DOE awards $1.35 million to advance clean wood heater technologies

DOE funds three projects to validate cleaner, more efficient wood heater technologies for broad consumer adoption

The U.S. Department of Energy Bioenergy Technologies Office (BETO) has committed $1.35 million in Phase 2 awards to support development of the next wave of residential wood heating technologies. These awards will be managed through the Wood Heater Innovation Collaboration (WHIC) and executed as part of the FY24 Wood Heater Cooperative Research and Development Agreement (CRADA). Administration and technical coordination are being provided by Brookhaven National Laboratory (BNL) and Lawrence Berkeley National Laboratory (LBNL), leveraging national lab expertise to accelerate validation, testing and commercialization.

This effort aims to reduce emissions and improve performance while keeping wood heating an affordable option for many households. According to the U.S. Energy Information Administration (EIA), millions of U.S. homes still rely on wood heaters for space heat, and wood remains an important low-carbon renewable fuel in those markets. The CRADA is intended to help manufacturers modernize stoves and introduce technologies that lower particulate emissions, boost efficiency and potentially cut household thermal energy costs.

Why this investment matters

Wood heating represents a mix of tradition and practical need in many regions, but older stoves can emit high levels of particulate matter and underperform on efficiency. By channeling resources into innovation, the program seeks to make wood heaters safer, cleaner and more cost-effective. The funding focuses on technologies that can be integrated into current products or retrofitted to existing units, creating pathways for rapid market impact. In doing so, the initiative hopes to reduce localized air quality impacts while maintaining the affordability and resilience benefits that wood heating offers to millions of households nationwide.

Selected projects

Three recipients were chosen to receive equal federal cost shares, each aimed at different technical approaches: catalytic solutions, control systems and add-on emissions devices. The awardees and their locations are Applied Ceramics (Laurens, South Carolina), ISB Marketing Inc. in conjunction with Stove Builder International (South Bend, Indiana), and MF Fire Inc. (Baltimore, Maryland). Each project receives a federal cost share of $450,000.00, combining to the announced $1.35 million.

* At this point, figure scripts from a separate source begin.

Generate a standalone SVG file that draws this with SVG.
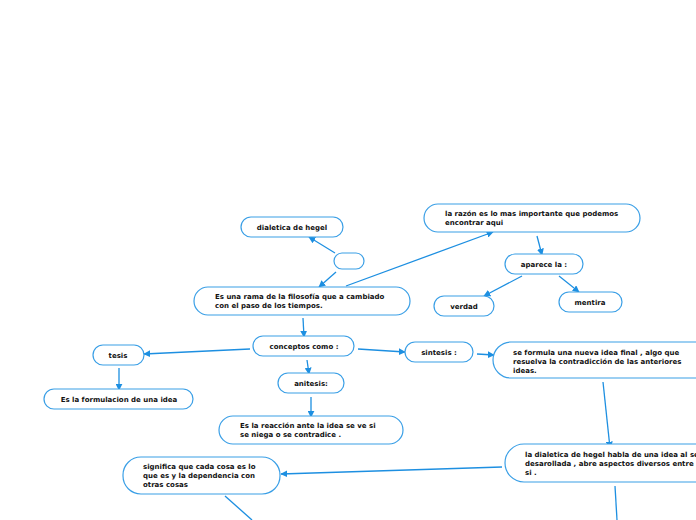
<svg xmlns="http://www.w3.org/2000/svg" width="696" height="520" viewBox="0 0 696 520">
<defs>
<marker id="ah" viewBox="0 0 10 10" refX="9" refY="5" markerWidth="7" markerHeight="7" markerUnits="userSpaceOnUse" orient="auto">
<path d="M0,0 L10,5 L0,10 z" fill="#1d8fe1"/>
</marker>
<style>
.n rect{fill:#fff;stroke:#3a9fe6;stroke-width:1.2}
.n text{font-family:"DejaVu Sans",Verdana,sans-serif;font-weight:bold;font-size:7px;fill:#111}
.c{text-anchor:middle}
#edges line{stroke:#1d8fe1;stroke-width:1.3;fill:none}
#edges .a{marker-end:url(#ah)}
</style>
</defs>
<rect width="696" height="520" fill="#fff"/>
<g id="edges">
<line class="a" x1="335" y1="253" x2="309" y2="237"/>
<line class="a" x1="336" y1="272" x2="319" y2="287"/>
<line class="a" x1="346" y1="286" x2="493" y2="232"/>
<line class="a" x1="537" y1="236" x2="542" y2="255"/>
<line class="a" x1="522" y1="276" x2="484" y2="296"/>
<line class="a" x1="559" y1="276" x2="579" y2="292"/>
<line class="a" x1="303" y1="318" x2="304" y2="337"/>
<line class="a" x1="250" y1="349" x2="144" y2="354"/>
<line class="a" x1="119" y1="368" x2="119" y2="390"/>
<line class="a" x1="307" y1="360" x2="309" y2="374"/>
<line class="a" x1="311" y1="397" x2="311" y2="417"/>
<line class="a" x1="358" y1="349" x2="405" y2="352"/>
<line class="a" x1="477" y1="354" x2="494" y2="355"/>
<line class="a" x1="603" y1="382" x2="610" y2="448"/>
<line class="a" x1="502" y1="467" x2="281" y2="474"/>
<line x1="225" y1="496" x2="252" y2="520"/>
<line x1="615" y1="486" x2="617" y2="520"/>
</g>
<g id="n1" class="n"><rect x="241" y="217" width="102" height="20" rx="10"/><text class="c" x="292" y="230">dialetica de hegel</text></g>
<g id="n2" class="n"><rect x="334" y="253" width="30" height="16" rx="8"/></g>
<g id="n3" class="n"><rect x="194" y="287" width="216" height="28" rx="14"/><text x="215" y="299">Es una rama de la filosofía que a cambiado</text><text x="215" y="308">con el paso de los tiempos.</text></g>
<g id="n4" class="n"><rect x="424" y="204" width="216" height="28" rx="14"/><text x="445" y="216">la razón es lo mas importante que podemos</text><text x="445" y="225">encontrar aqui</text></g>
<g id="n5" class="n"><rect x="505" y="254" width="78" height="20" rx="10"/><text class="c" x="544" y="267">aparece la :</text></g>
<g id="n6" class="n"><rect x="434" y="296" width="60" height="20" rx="10"/><text class="c" x="464" y="309">verdad</text></g>
<g id="n7" class="n"><rect x="559" y="292" width="63" height="20" rx="10"/><text class="c" x="590" y="305">mentira</text></g>
<g id="n8" class="n"><rect x="253" y="336" width="101" height="20" rx="10"/><text class="c" x="304" y="349">conceptos como :</text></g>
<g id="n9" class="n"><rect x="93" y="345" width="51" height="20" rx="10"/><text class="c" x="118" y="358">tesis</text></g>
<g id="n10" class="n"><rect x="44" y="389" width="149" height="20" rx="10"/><text class="c" x="119" y="402">Es la formulacion de una idea</text></g>
<g id="n11" class="n"><rect x="278" y="373" width="66" height="20" rx="10"/><text class="c" x="311" y="386">anitesis:</text></g>
<g id="n12" class="n"><rect x="219" y="416" width="184" height="28" rx="14"/><text x="240" y="428">Es la reacción ante la idea se ve si</text><text x="240" y="437">se niega o se contradice .</text></g>
<g id="n13" class="n"><rect x="405" y="342" width="68" height="20" rx="10"/><text class="c" x="439" y="355">sintesis :</text></g>
<g id="n14" class="n"><rect x="493" y="342" width="222" height="36" rx="18"/><text x="513" y="355">se formula una nueva idea final , algo que</text><text x="513" y="364">resuelva la contradicción de las anteriores</text><text x="513" y="373">ideas.</text></g>
<g id="n15" class="n"><rect x="505" y="444" width="222" height="38" rx="19"/><text x="525" y="457">la dialetica de hegel habla de una idea al ser</text><text x="525" y="466">desarollada , abre aspectos diversos entre</text><text x="525" y="475">si .</text></g>
<g id="n16" class="n"><rect x="123" y="457" width="157" height="37" rx="18"/><text x="143" y="469">significa que cada cosa es lo</text><text x="143" y="478">que es y la dependencia con</text><text x="143" y="487">otras cosas</text></g>
</svg>
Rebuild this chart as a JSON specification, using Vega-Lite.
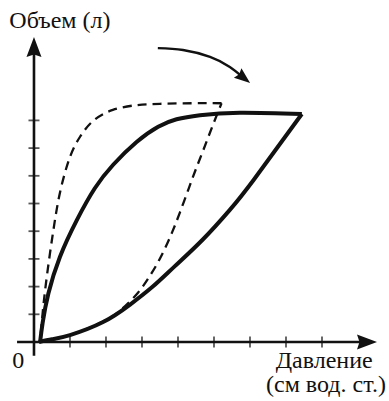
{
  "$schema": "https://vega.github.io/schema/vega-lite/v6.json",
  "width": 389,
  "height": 401,
  "padding": 0,
  "autosize": {"type": "none"},
  "background": "white",
  "config": {"view": {"stroke": null}},
  "datasets": {
    "loops": [
      {"c": "solid", "limb": "inflate", "i": 0, "p": 0.14, "v": 0.0},
      {"c": "solid", "limb": "inflate", "i": 1, "p": 0.5, "v": 0.1},
      {"c": "solid", "limb": "inflate", "i": 2, "p": 1.0, "v": 0.25},
      {"c": "solid", "limb": "inflate", "i": 3, "p": 1.92, "v": 0.72},
      {"c": "solid", "limb": "inflate", "i": 4, "p": 2.67, "v": 1.35},
      {"c": "solid", "limb": "inflate", "i": 5, "p": 3.3, "v": 2.0},
      {"c": "solid", "limb": "inflate", "i": 6, "p": 3.9, "v": 2.72},
      {"c": "solid", "limb": "inflate", "i": 7, "p": 4.69, "v": 3.7},
      {"c": "solid", "limb": "inflate", "i": 8, "p": 5.44, "v": 4.77},
      {"c": "solid", "limb": "inflate", "i": 9, "p": 6.1, "v": 5.85},
      {"c": "solid", "limb": "inflate", "i": 10, "p": 7.44, "v": 8.23},
      {"c": "solid", "limb": "deflate", "i": 0, "p": 7.44, "v": 8.23},
      {"c": "solid", "limb": "deflate", "i": 1, "p": 5.72, "v": 8.28},
      {"c": "solid", "limb": "deflate", "i": 2, "p": 4.61, "v": 8.19},
      {"c": "solid", "limb": "deflate", "i": 3, "p": 3.96, "v": 8.04},
      {"c": "solid", "limb": "deflate", "i": 4, "p": 3.45, "v": 7.77},
      {"c": "solid", "limb": "deflate", "i": 5, "p": 2.85, "v": 7.22},
      {"c": "solid", "limb": "deflate", "i": 6, "p": 2.2, "v": 6.4},
      {"c": "solid", "limb": "deflate", "i": 7, "p": 1.69, "v": 5.55},
      {"c": "solid", "limb": "deflate", "i": 8, "p": 1.19, "v": 4.4},
      {"c": "solid", "limb": "deflate", "i": 9, "p": 0.72, "v": 3.07},
      {"c": "solid", "limb": "deflate", "i": 10, "p": 0.4, "v": 1.75},
      {"c": "solid", "limb": "deflate", "i": 11, "p": 0.24, "v": 0.69},
      {"c": "solid", "limb": "deflate", "i": 12, "p": 0.17, "v": 0.0},
      {"c": "dashed", "limb": "inflate", "i": 0, "p": 0.17, "v": 0.0},
      {"c": "dashed", "limb": "inflate", "i": 1, "p": 1.0, "v": 0.25},
      {"c": "dashed", "limb": "inflate", "i": 2, "p": 1.92, "v": 0.74},
      {"c": "dashed", "limb": "inflate", "i": 3, "p": 2.45, "v": 1.2},
      {"c": "dashed", "limb": "inflate", "i": 4, "p": 2.9, "v": 1.8},
      {"c": "dashed", "limb": "inflate", "i": 5, "p": 3.25, "v": 2.45},
      {"c": "dashed", "limb": "inflate", "i": 6, "p": 3.55, "v": 3.14},
      {"c": "dashed", "limb": "inflate", "i": 7, "p": 3.83, "v": 3.94},
      {"c": "dashed", "limb": "inflate", "i": 8, "p": 4.06, "v": 4.7},
      {"c": "dashed", "limb": "inflate", "i": 9, "p": 4.3, "v": 5.55},
      {"c": "dashed", "limb": "inflate", "i": 10, "p": 4.5, "v": 6.25},
      {"c": "dashed", "limb": "inflate", "i": 11, "p": 4.71, "v": 6.95},
      {"c": "dashed", "limb": "inflate", "i": 12, "p": 4.95, "v": 7.77},
      {"c": "dashed", "limb": "inflate", "i": 13, "p": 5.21, "v": 8.62},
      {"c": "dashed", "limb": "deflate", "i": 0, "p": 5.21, "v": 8.62},
      {"c": "dashed", "limb": "deflate", "i": 1, "p": 4.42, "v": 8.62},
      {"c": "dashed", "limb": "deflate", "i": 2, "p": 3.5, "v": 8.6},
      {"c": "dashed", "limb": "deflate", "i": 3, "p": 2.85, "v": 8.55},
      {"c": "dashed", "limb": "deflate", "i": 4, "p": 2.19, "v": 8.38},
      {"c": "dashed", "limb": "deflate", "i": 5, "p": 1.64, "v": 7.98},
      {"c": "dashed", "limb": "deflate", "i": 6, "p": 1.28, "v": 7.41},
      {"c": "dashed", "limb": "deflate", "i": 7, "p": 1.0, "v": 6.68},
      {"c": "dashed", "limb": "deflate", "i": 8, "p": 0.74, "v": 5.5},
      {"c": "dashed", "limb": "deflate", "i": 9, "p": 0.57, "v": 4.3},
      {"c": "dashed", "limb": "deflate", "i": 10, "p": 0.43, "v": 3.07},
      {"c": "dashed", "limb": "deflate", "i": 11, "p": 0.31, "v": 1.88},
      {"c": "dashed", "limb": "deflate", "i": 12, "p": 0.23, "v": 0.9},
      {"c": "dashed", "limb": "deflate", "i": 13, "p": 0.17, "v": 0.0}
    ],
    "shift": [
      {"i": 0, "p": 3.44, "v": 10.61},
      {"i": 1, "p": 4.14, "v": 10.54},
      {"i": 2, "p": 4.89, "v": 10.29},
      {"i": 3, "p": 5.44, "v": 9.93},
      {"i": 4, "p": 5.8, "v": 9.56}
    ],
    "axes": [
      {"axis": "x", "p": -0.47, "v": 0, "p2": 9.25, "v2": 0},
      {"axis": "y", "p": 0, "v": -0.5, "p2": 0, "v2": 10.65}
    ],
    "ticks": [
      {"axis": "x", "p": 1, "v": 0}, {"axis": "x", "p": 2, "v": 0},
      {"axis": "x", "p": 3, "v": 0}, {"axis": "x", "p": 4, "v": 0},
      {"axis": "x", "p": 5, "v": 0}, {"axis": "x", "p": 6, "v": 0},
      {"axis": "x", "p": 7, "v": 0}, {"axis": "x", "p": 8, "v": 0},
      {"axis": "y", "p": 0, "v": 1}, {"axis": "y", "p": 0, "v": 2},
      {"axis": "y", "p": 0, "v": 3}, {"axis": "y", "p": 0, "v": 4},
      {"axis": "y", "p": 0, "v": 5}, {"axis": "y", "p": 0, "v": 6},
      {"axis": "y", "p": 0, "v": 7}, {"axis": "y", "p": 0, "v": 8}
    ],
    "heads": [
      {"head": "y", "p": 0, "v": 10.65},
      {"head": "x", "p": 9.25, "v": 0},
      {"head": "shift", "p": 5.83, "v": 9.53}
    ],
    "labels": [
      {"text": "Объем (л)", "p": 0.72, "v": 11.34},
      {"text": "0", "p": -0.44, "v": -0.94},
      {"text": "Давление", "p": 8.06, "v": -0.94},
      {"text": "(см вод. ст.)", "p": 8.11, "v": -1.81}
    ]
  },
  "encoding": {
    "x": {"field": "p", "type": "quantitative", "axis": null,
          "scale": {"domain": [-0.944, 9.861], "nice": false, "zero": false}},
    "y": {"field": "v", "type": "quantitative", "axis": null,
          "scale": {"domain": [-2.13, 12.347], "nice": false, "zero": false}}
  },
  "layer": [
    {
      "data": {"name": "axes"},
      "mark": {"type": "rule", "color": "#111", "strokeWidth": 2.6},
      "encoding": {"x2": {"field": "p2"}, "y2": {"field": "v2"}}
    },
    {
      "data": {"name": "ticks"},
      "transform": [{"filter": "datum.axis === 'x'"}],
      "mark": {"type": "tick", "orient": "vertical", "color": "#111", "size": 11, "thickness": 1.8}
    },
    {
      "data": {"name": "ticks"},
      "transform": [{"filter": "datum.axis === 'y'"}],
      "mark": {"type": "tick", "orient": "horizontal", "color": "#111", "size": 11, "thickness": 1.8}
    },
    {
      "data": {"name": "heads"},
      "transform": [{"filter": "datum.head === 'y'"}],
      "mark": {"type": "point", "filled": true, "color": "#111", "opacity": 1, "size": 400, "angle": 0,
               "shape": "M0,-1L-0.75,1L0,0.75L0.75,1Z"}
    },
    {
      "data": {"name": "heads"},
      "transform": [{"filter": "datum.head === 'x'"}],
      "mark": {"type": "point", "filled": true, "color": "#111", "opacity": 1, "size": 400, "angle": 90,
               "shape": "M0,-1L-0.75,1L0,0.75L0.75,1Z"}
    },
    {
      "data": {"name": "loops"},
      "transform": [{"filter": "datum.c === 'dashed'"}],
      "mark": {"type": "line", "interpolate": "natural", "color": "#111", "strokeWidth": 2.3, "strokeDash": [9, 6]},
      "encoding": {"detail": {"field": "limb"}, "order": {"field": "i", "type": "quantitative"}}
    },
    {
      "data": {"name": "loops"},
      "transform": [{"filter": "datum.c === 'solid'"}],
      "mark": {"type": "line", "interpolate": "natural", "color": "#111", "strokeWidth": 4, "strokeJoin": "miter"},
      "encoding": {"detail": {"field": "limb"}, "order": {"field": "i", "type": "quantitative"}}
    },
    {
      "data": {"name": "shift"},
      "mark": {"type": "line", "interpolate": "natural", "color": "#111", "strokeWidth": 2.4},
      "encoding": {"order": {"field": "i", "type": "quantitative"}}
    },
    {
      "data": {"name": "heads"},
      "transform": [{"filter": "datum.head === 'shift'"}],
      "mark": {"type": "point", "filled": true, "color": "#111", "opacity": 1, "size": 256, "angle": 129,
               "shape": "M0,-1L-0.75,1L0,0.75L0.75,1Z"}
    },
    {
      "data": {"name": "labels"},
      "mark": {"type": "text", "font": "Liberation Serif, DejaVu Serif, serif", "fontSize": 24, "color": "#111",
               "align": "center", "baseline": "alphabetic"},
      "encoding": {"text": {"field": "text"}}
    }
  ]
}
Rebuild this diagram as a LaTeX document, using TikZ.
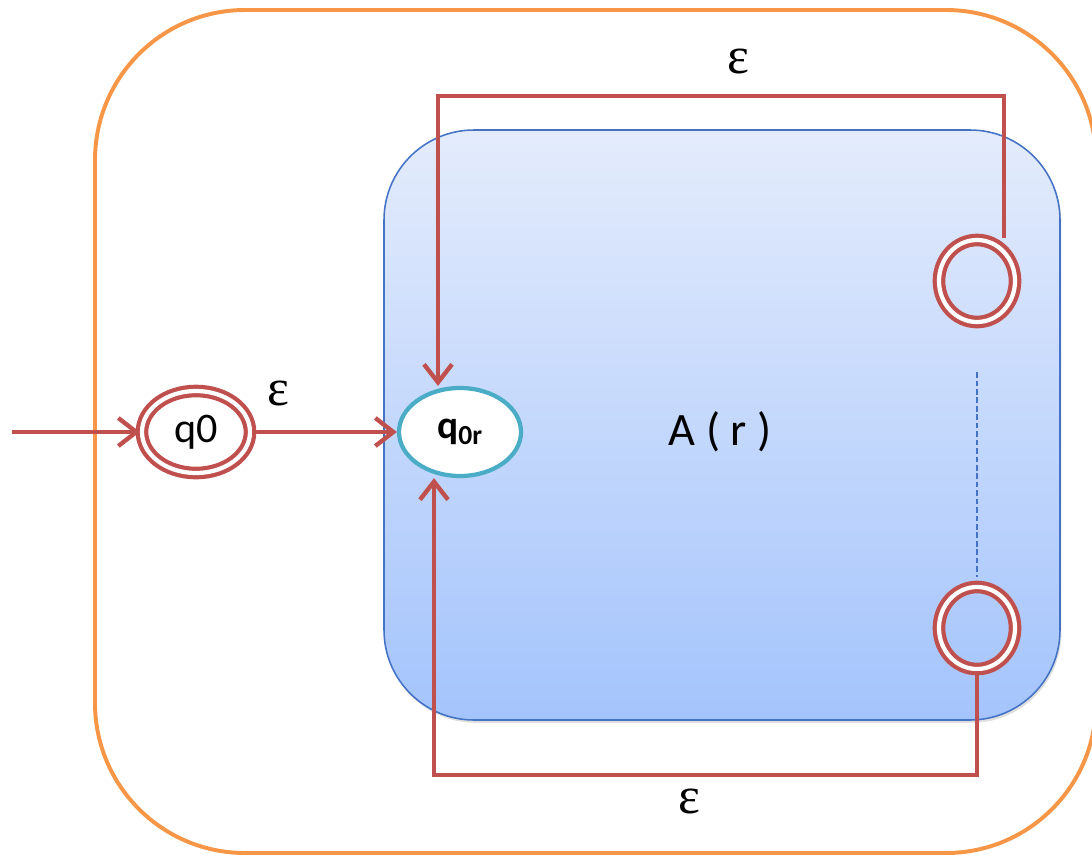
\documentclass[tikz,border=0pt]{standalone}
\usepackage{fontspec}
\setmainfont{Carlito}
\newfontfamily\epsfont{Liberation Serif}
\usetikzlibrary{shapes.geometric,arrows.meta,shadows}
\definecolor{nfared}{RGB}{192,80,77}
\definecolor{nfaorange}{RGB}{247,150,70}
\definecolor{nfablue}{RGB}{68,114,196}
\definecolor{nfateal}{RGB}{75,172,198}
\definecolor{boxtop}{RGB}{228,236,252}
\definecolor{boxbot}{RGB}{164,196,252}
\tikzset{node distance=2.0cm, auto,
  acc/.style={ellipse, draw=nfared, line width=3pt, double=white,
    double distance=3pt, inner sep=0pt},
  trans/.style={draw=nfared, line width=3.1pt,
    -{Straight Barb[length=4.5mm,width=7mm]}},
  eps/.style={font=\epsfont\fontsize{37}{37}\selectfont, inner sep=0pt}
}

\begin{document}
\begin{tikzpicture}[x=0.025cm, y=-0.025cm]
\useasboundingbox (0,0) rectangle (1092,856);
\clip (0,0) rectangle (1092,856);
\draw[nfaorange, line width=2.8pt, rounded corners=3.75cm] (95,10) rectangle (1096,853);
\draw[draw=nfablue, line width=1.1pt, rounded corners=2.25cm, top color=boxtop,
  bottom color=boxbot, drop shadow={opacity=0.25, shadow xshift=1pt, shadow yshift=-2pt}]
  (384,130) rectangle (1060,720);
% states
\node[acc, minimum width=2.7cm, minimum height=2.05cm,
  font=\fontsize{30}{30}\selectfont] (q0) at (196,432) {q0};
\node[ellipse, draw=nfateal, line width=3pt, fill=white, inner sep=0pt,
  minimum width=3.05cm, minimum height=2.2cm,
  font=\fontsize{28}{28}\selectfont] (q0r) at (460,432) {\textbf{q\textsubscript{0r}}};
\node[acc, minimum width=1.9cm, minimum height=2.05cm] (f1) at (977,281) {};
\node[acc, minimum width=1.9cm, minimum height=2.05cm] (f2) at (977,628) {};
\node[font=\fontsize{33}{33}\selectfont] (ar) at (720,432) {A ( r )};
\coordinate (in) at (12,432);
\coordinate (tr) at (1004,96);
\coordinate (tl) at (438,96);
\coordinate (br) at (977,775);
\coordinate (bl) at (434,775);
% transitions
\draw[trans] (in) -- (q0);
\draw[trans] (q0) -- node[eps, pos=0.18, above=6mm] {ε} (q0r);
\draw[trans] (f1.north -| tr) -- (tr) -- node[eps, pos=0.47, above=5mm] {ε} (tl) -- (tl |- q0r.north);
\draw[trans] (f2.south) -- (br) -- node[eps, pos=0.53, below=3mm] {ε} (bl) -- (q0r.south -| bl);
\draw[nfablue, line width=0.8pt, dash pattern=on 4pt off 2pt,
  shorten <=1.2cm, shorten >=0.2cm] (f1.south) -- (f2.north);
\end{tikzpicture}
\end{document}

All projects will work closely with the designated national laboratories to test, validate and mature their concepts toward consumer-ready products.

Catalysts and add-on emissions solutions

Applied Ceramics, teaming with BNL, will design and test novel catalytic combustors aimed at lowering particulate matter produced by wood stoves. Catalytic combustors are engineered surfaces or materials that enhance post-combustion oxidation to reduce smoke and fine particles; in this program the technology will be evaluated for durability and efficiency across realistic operating cycles. Meanwhile, MF Fire Inc. will partner with LBNL to rigorously validate its Fire MAPS add-on technology, which initial consumer trials suggested can cut user-driven emissions when fitted to existing heaters. This validation will quantify real-world emissions reductions and support a broader consumer rollout if results are confirmed.

Control systems and product-ready designs

ISB Marketing Inc., working with Stove Builder International and LBNL, will pursue an autonomous, energy-efficient combustion control system designed to be affordable enough for widespread adoption. The team plans to simplify a previously developed high-end control architecture into a low-power, cost-effective solution that optimizes combustion across different phases of operation. The goal is a market-ready control package that improves emissions and performance without adding excessive cost to new or existing units, helping manufacturers offer better-performing wood heaters at consumer-friendly prices.

About WHIC and next steps

The Wood Heater Innovation Collaboration is a BETO-funded consortium of national laboratories—principally BNL and LBNL—created to speed development of cleaner residential wood heating technologies. WHIC’s role under the CRADA is to provide testing infrastructure, technical expertise and independent validation to help companies move concepts toward commercial readiness. Following testing and validation, successful technologies could proceed to larger consumer pilots, regulatory review where applicable, and scaled deployment to improve air quality and preserve affordable heating choices for households that depend on wood heat.